The third priority during evaluation is to determine how the reservoir empties. What is the source of the expulsive pressure of voiding? What is the interaction of the expulsive pressure and the urethral opening? How effectively does the bladder empty? In an otherwise healthy 45-year-old vaginally parous woman with SUI symptoms, it is unlikely that there is a problem, but if the physician doesn’t consider how this patient’s bladder empties, determining how the sphincter is stressed during storage and how the patient might respond to intervention is impossible. If normal efficient voiding by detrusor pressurization cannot be assured by office evaluation, then urodynamic examination, including a pressure/flow study, is necessary.

The last priority is to determine how the urine storage/emptying system is controlled. This is most important to the patient but least important for diagnosis. Often this can be deduced from a simple office evaluation that includes urinalysis, a voiding diary, standing stress test, possibly simple “office cystometry” (with a large Toomey syringe, a straight catheter, and saline solution), and the patient’s history. No aspect of this last priority requires invasive computerized urodynamics—unless the physician just cannot figure it out even after considering results of the first 3 steps.

Once these evaluative priorities have been completed, a diagnosis can be considered and treatment options determined. But only then.
Phillip P. Smith, MD
Farmington, Connecticut

Dr. Nager responds:
Dr. Smith provides a very nice review of what the bladder and urethra need to do. As he points out, the most appropriate question is: When should one consider urodynamic evaluation before making a diagnosis requiring therapy? Well, when a reliable diagnosis cannot be made by history, physical examination, and simple office tests.
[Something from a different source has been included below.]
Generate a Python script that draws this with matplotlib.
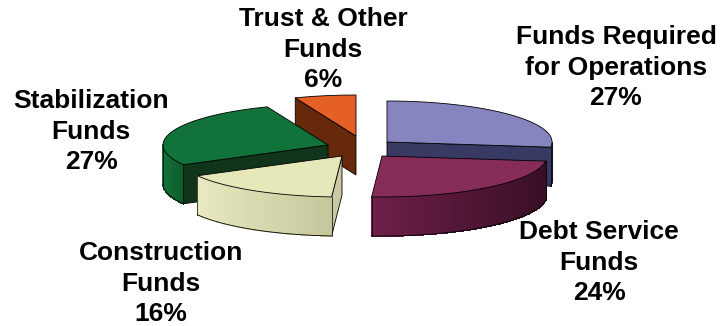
import numpy as np
import matplotlib

matplotlib.use("Agg")
import matplotlib.pyplot as plt
from matplotlib.colors import to_rgb
from matplotlib.patches import Polygon

names = ["Funds Required\nfor Operations", "Debt Service\nFunds", "Construction\nFunds",
         "Stabilization\nFunds", "Trust & Other\nFunds"]
shares = [27, 24, 16, 27, 6]

apex_x = [387, 382, 342, 328, 356]
apex_y = [142, 156, 156, 145, 136]
top_colors = ["#8785bf", "#862c58", "#e6e8ba", "#117339", "#e46024"]
wall_from = ["#383a63", "#6e1f49", "#e8e9c0", "#14703a", "#66290c"]
wall_to = ["#383a63", "#380f25", "#c6c69c", "#0d5a2c", "#66290c"]
cut_colors = ["#383a63", "#380f25", "#c9c9a2", "#10351a", "#66290c"]
# which straight edge of each slice shows its cut wall
cut_edge = ["end", None, "start", "start", "start"]
draw_order = [4, 3, 0, 2, 1]

# label anchors sit on the baseline of the last line
label_x = [616, 599, 161, 91, 323]
label_y = [105, 300, 321, 169, 87]

RX, RY, DEPTH = 165, 41, 39


def rim(cx, cy, t):
    return cx + RX * np.sin(t), cy - RY * np.cos(t)


def draw_slice(ax, idx, start, stop):
    cx, cy = apex_x[idx], apex_y[idx]
    ts = np.linspace(start, stop, 80)
    xs, ys = rim(cx, cy, ts)

    if cut_edge[idx]:
        t = start if cut_edge[idx] == "start" else stop
        ex, ey = rim(cx, cy, t)
        ax.add_patch(Polygon([(cx, cy), (ex, ey), (ex, ey + DEPTH), (cx, cy + DEPTH)],
                             facecolor=cut_colors[idx], edgecolor="black", linewidth=0.6))

    # curved wall, only the part of the rim that faces the viewer
    lo, hi = max(start, np.pi / 2), min(stop, 3 * np.pi / 2)
    if lo < hi:
        tw = np.linspace(lo, hi, 70)
        wx, wy = rim(cx, cy, tw)
        c0, c1 = np.array(to_rgb(wall_from[idx])), np.array(to_rgb(wall_to[idx]))
        left, right = wx.min(), wx.max()
        for i in range(len(tw) - 1):
            mix = ((wx[i] + wx[i + 1]) / 2 - left) / max(right - left, 1)
            col = c0 + (c1 - c0) * mix
            ax.add_patch(Polygon([(wx[i], wy[i]), (wx[i + 1], wy[i + 1]),
                                  (wx[i + 1], wy[i + 1] + DEPTH), (wx[i], wy[i] + DEPTH)],
                                 facecolor=col, edgecolor=col, linewidth=0.5, antialiased=False))
        ax.plot(wx, wy + DEPTH, color="black", lw=0.6)
        ax.plot([wx[0], wx[0]], [wy[0], wy[0] + DEPTH], color="black", lw=0.5)
        ax.plot([wx[-1], wx[-1]], [wy[-1], wy[-1] + DEPTH], color="black", lw=0.5)

    outline = np.column_stack([np.r_[cx, xs], np.r_[cy, ys]])
    ax.add_patch(Polygon(outline, facecolor=top_colors[idx], edgecolor="black", linewidth=0.6))


fig = plt.figure(figsize=(7.2, 3.26), dpi=100)
ax = fig.add_axes([0, 0, 1, 1])
ax.set_xlim(0, 720)
ax.set_ylim(326, 0)
ax.axis("off")

edges = np.r_[0, np.cumsum(shares)] / sum(shares) * 2 * np.pi
for i in draw_order:
    draw_slice(ax, i, edges[i], edges[i + 1])

for i, name in enumerate(names):
    ax.text(label_x[i], label_y[i], f"{name}\n{shares[i]}%", ha="center", va="baseline",
            fontsize=19, fontweight="bold", family="Liberation Sans",
            linespacing=1.33, color="black")

fig.savefig("out.png", dpi=100, facecolor="white")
The literature suggests that a neurologically normal woman without prolapse and without previous incontinence surgeries can receive a reliable diagnosis without urodynamic testing. If she demonstrates SUI on office stress testing, she is not storing urine normally and urodynamics will confirm urodynamic stress incontinence 97% of the time.1 If she voluntarily voids with a normal postvoid residual, her emptying function has been assessed and is normal.

I think Dr. Smith and I both agree that, “In an otherwise healthy 45-year-old vaginally parous woman with SUI symptoms, it is unlikely that there is a problem.” We also both agree that whenever the diagnosis is unclear, or the situation is complicated, urodynamic testing is a helpful tool to assess the bladder’s storage and emptying function. I perform urodynamics regularly in my practice; it just is not necessary before surgery in a woman without prolapse and without previous incontinence surgeries who demonstrates her SUI and has a normal urinalysis and normal postvoid residual. We seem to agree on that point also.